When should I worry about alignment?
struct Foo {
char data[3]; // size is 3, my arch is 64-bit (8 bytes)
};
Padding is allowed here, in the struct after the data
member--but not before it, and not between the elements of data
.
Foo array[4]; // total memory is 3 * 4 = 12 bytes.
No padding is allowed between elements in the array here. Arrays are required to be contiguous. But, as noted above, padding is allowed inside of a Foo
, following its data
member. So, sizeof(someFoo.data)
must be 3, but sizeof(someFoo)
could be (and often will be 4).
void testArray() {
Foo * foo1 = array[0];
Foo * foo2 = array[1]; // is foo2 pointing to a non-aligned location?
// should I expect issues here?
}
Again, perfectly fine -- the compiler must allow this1.
For your memory pool, the prognosis isn't nearly as good though. You've allocated an array of char
, which has to be sufficiently aligned to be accessed as char
, but accessing it as any other type is not guaranteed to work. The implementation isn't allowed to impose any alignment limits on accessing data as char
in any case though.
Typically for a situation like this, you create a union of all the types you care about, and allocate an array of that. This guarantees that the data is aligned to be used as an object of any type in the union.
Alternatively, you can allocate your block dynamically -- both malloc
and operator ::new
guarantee that any block of memory is aligned to be used as any type.
Edit: changing the pool to use vector<char>
improves the situation, but only slightly. It means the first object you allocate will work because the block of memory held by the vector will be allocated (indirectly) with operator ::new
(since you haven't specified otherwise). Unfortunately, that doesn't help much -- the second allocation may be completely misaligned.
For example, let's assume each type requires "natural" alignment -- i.e., alignment to a boundary equal to its own size. A char can be allocated at any address. We'll assume short is 2 bytes, and requires an even address and int and long are 4 bytes and require 4-byte alignment.
In this case, consider what happens if you do:
char *a = Foo.Allocate<char>();
long *b = Foo.Allocate<long>();
The block we started with had to be aligned for any type, so it was definitely an even address. When we allocate the char
, we use up only one byte, so the next available address is odd. We then allocate enough space for a long
, but it's at an odd address, so attempting to dereference it gives UB.
1 Mostly anyway -- ultimately, a compiler can reject just about anything under the guise of an implementation limit having been exceeded. I'd be surprised to see a real compiler have a problem with this though.
The alignment is handled transparently by the compiler - sizeof and array accesses always account for any alignment and you don't have to care about it.
There's a bug in the memory pool example though - if you call deallocate(), it always deallocates the last allocated pointer instead of the given pointer.

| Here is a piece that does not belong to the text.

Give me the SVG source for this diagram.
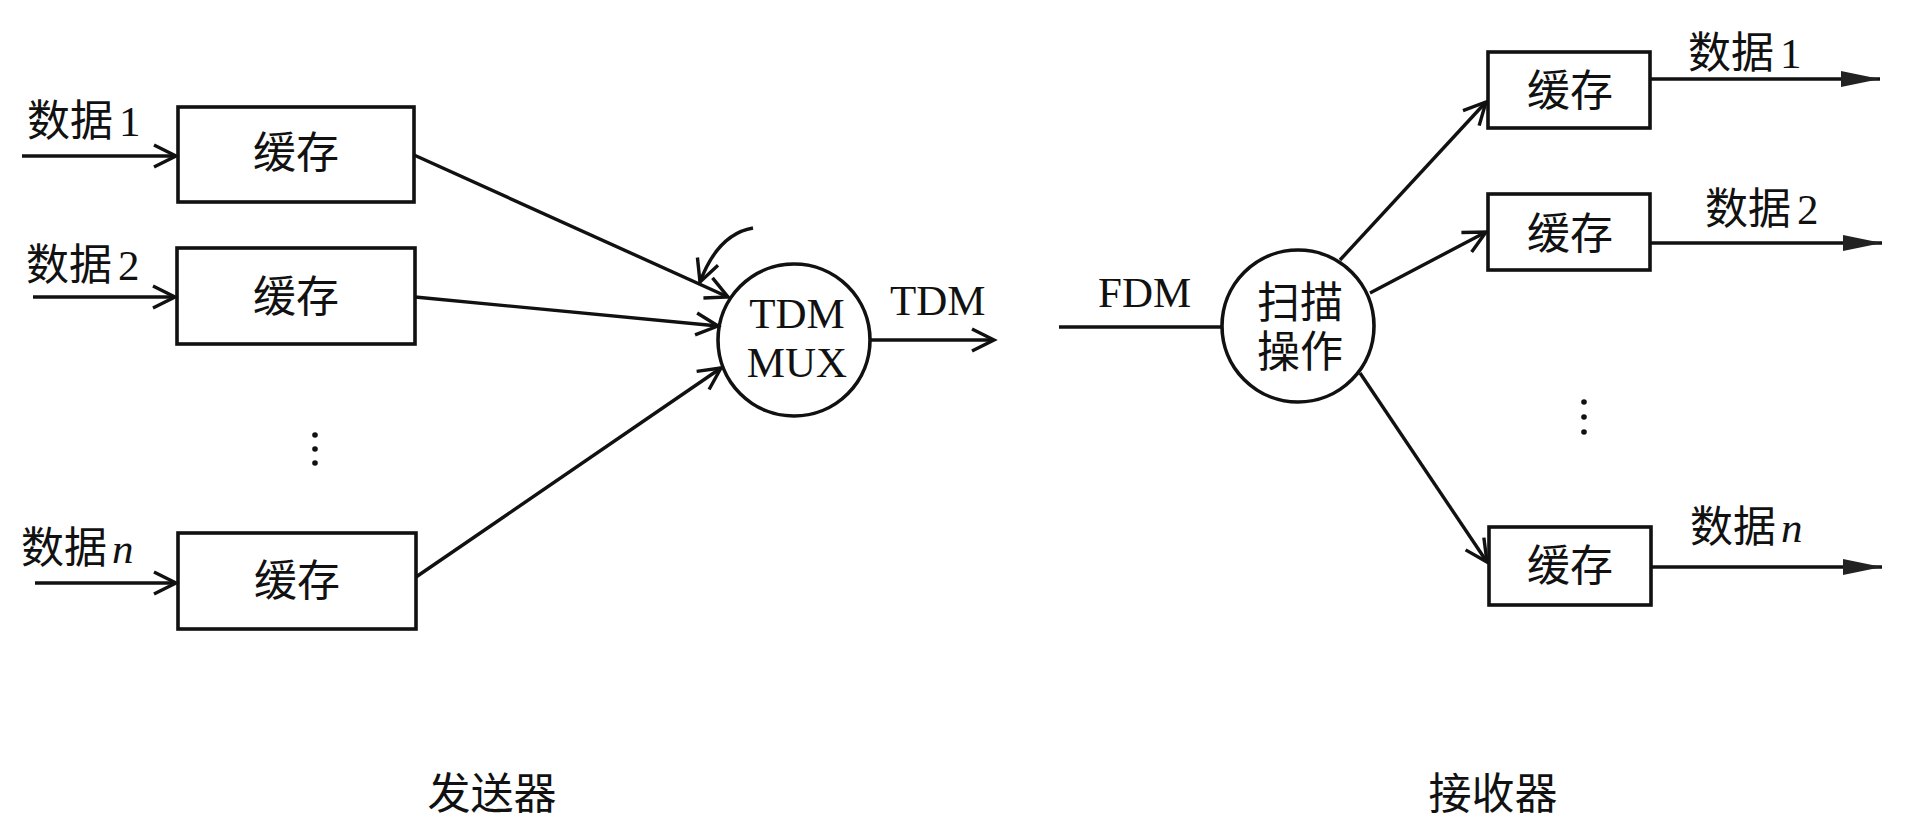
<svg xmlns="http://www.w3.org/2000/svg" width="1909" height="829" viewBox="0 0 1909 829">
<style>
text{font-family:"Liberation Serif","Noto Sans CJK SC",serif;font-size:43px;fill:#111}
.c{text-anchor:middle}
.box{fill:none;stroke:#111;stroke-width:3.6}
.node{fill:none;stroke:#111;stroke-width:3.6}
.ln{fill:none;stroke:#111;stroke-width:3.4}
.open{marker-end:url(#open)}
.fill{marker-end:url(#solid)}
</style>
<defs>
<marker id="open" markerUnits="userSpaceOnUse" viewBox="-28 -16 32 32" refX="0" refY="0" markerWidth="32" markerHeight="32" orient="auto">
<path d="M-22,-11 L0,0 L-22,11" fill="none" stroke="#111" stroke-width="3.4" stroke-linejoin="miter"/>
</marker>
<marker id="solid" markerUnits="userSpaceOnUse" viewBox="-42 -12 46 24" refX="0" refY="0" markerWidth="46" markerHeight="24" orient="auto">
<path d="M-39,-8 L0,0 L-39,8 Z" fill="#222"/>
</marker>
</defs>
<rect width="1909" height="829" fill="#fff"/>

<g id="connectors">
<line class="ln open" x1="22" y1="156" x2="176" y2="156"/>
<line class="ln open" x1="33" y1="297" x2="175" y2="297"/>
<line class="ln open" x1="35" y1="583" x2="176" y2="583"/>
<line class="ln open" x1="414" y1="155" x2="728" y2="297"/>
<line class="ln open" x1="415" y1="297" x2="718" y2="326"/>
<line class="ln open" x1="416" y1="577" x2="721" y2="368"/>
<path class="ln open" d="M753,228 Q718,234 700,282"/>
<line class="ln open" x1="870" y1="340" x2="994" y2="340"/>
<line class="ln" x1="1059" y1="327" x2="1222" y2="327"/>
<line class="ln open" x1="1340" y1="260" x2="1486" y2="102"/>
<line class="ln open" x1="1370" y1="293" x2="1486" y2="232"/>
<line class="ln open" x1="1360" y1="373" x2="1487" y2="562"/>
<line class="ln fill" x1="1650" y1="79" x2="1880" y2="79"/>
<line class="ln fill" x1="1650" y1="243" x2="1882" y2="243"/>
<line class="ln fill" x1="1651" y1="567" x2="1882" y2="567"/>
</g>

<g id="label-in1"><text x="27" y="136">数据<tspan dx="6">1</tspan></text></g>
<g id="label-in2"><text x="26" y="280">数据<tspan dx="6">2</tspan></text></g>
<g id="label-inn"><text x="21" y="563">数据<tspan dx="5" font-style="italic">n</tspan></text></g>

<g id="buf-tx1"><rect class="box" x="178" y="107" width="236" height="95"/><text class="c" x="296" y="168">缓存</text></g>
<g id="buf-tx2"><rect class="box" x="177" y="248" width="238" height="96"/><text class="c" x="296" y="312">缓存</text></g>
<g id="buf-txn"><rect class="box" x="178" y="533" width="238" height="96"/><text class="c" x="297" y="596">缓存</text></g>

<g id="dots-tx" fill="#111">
<circle cx="315" cy="435" r="2.8"/><circle cx="315" cy="449" r="2.8"/><circle cx="315" cy="463" r="2.8"/>
</g>

<g id="mux"><circle class="node" cx="794" cy="340" r="76"/>
<text class="c" x="797" y="328">TDM</text><text class="c" x="797" y="377">MUX</text></g>
<g id="label-tdm"><text x="890" y="315">TDM</text></g>
<g id="label-fdm"><text x="1098" y="307">FDM</text></g>

<g id="scan"><circle class="node" cx="1298" cy="326" r="76"/>
<text class="c" x="1300" y="318">扫描</text><text class="c" x="1300" y="367">操作</text></g>

<g id="buf-rx1"><rect class="box" x="1488" y="52" width="162" height="76"/><text class="c" x="1570" y="106">缓存</text></g>
<g id="buf-rx2"><rect class="box" x="1488" y="194" width="162" height="76"/><text class="c" x="1570" y="249">缓存</text></g>
<g id="buf-rxn"><rect class="box" x="1489" y="527" width="162" height="78"/><text class="c" x="1570" y="581">缓存</text></g>

<g id="dots-rx" fill="#111">
<circle cx="1584" cy="402" r="2.8"/><circle cx="1584" cy="417" r="2.8"/><circle cx="1584" cy="432" r="2.8"/>
</g>

<g id="label-out1"><text x="1688" y="68">数据<tspan dx="6">1</tspan></text></g>
<g id="label-out2"><text x="1705" y="224">数据<tspan dx="6">2</tspan></text></g>
<g id="label-outn"><text x="1690" y="542">数据<tspan dx="5" font-style="italic">n</tspan></text></g>

<g id="label-sender"><text class="c" x="492" y="809">发送器</text></g>
<g id="label-receiver"><text class="c" x="1493" y="809">接收器</text></g>
</svg>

Nobody has mentioned the memory pool yet. This has huge alignment problems.
T * result = reinterpret_cast<T*>(&data[used]);
That is no good. When you take over memory management, you need to take over all of the aspects of memory management, not just allocation. While you may have allocated the right amount of memory, you have not addressed alignment at all.
Suppose you use new
or malloc
to allocate one byte. Print it's address. Do this again, and print this new address:
char * addr1 = new char;
std::cout << "Address #1 = " << (void*) addr1 << "\n";
char * addr2 = new char;
std::cout << "Address #2 = " << (void*) addr2 << "\n";
On a 64 bit machine such as your Mac you will see that both of the printed addresses end with a zero and they are typically 16 bytes apart. You haven't allocated two bytes here. You have allocated 32! That's because malloc
always returns a pointer that is aligned such that it can be used for any data type.
Put a double or a long long int on an address that does not end with 8 or 0 when printed in hex and you are likely to get a core dump. Doubles and long long ints need to be aligned to 8 byte boundaries. Similar constraints apply to plain old vanilla integers (int32_t); these need to be aligned on 4 byte boundaries. Your memory pool is not doing this.
Generally—that is, for most data structures—don't worry about alignment in advance. The compiler will generally do the right thing. The days of sweating time penalties for unaligned data are at least 20 years behind us.
The only issues remaining are illegal unaligned data access which occur only on a minority of CPU architectures. Write the code so it makes sense. Test it. If an unaligned data exception occurs, then it is time to figure out how to avoid it. Most cases are easily fixed by adding a command line option. A few require altering the structure: reordering elements, or explicitly inserting unused padding elements.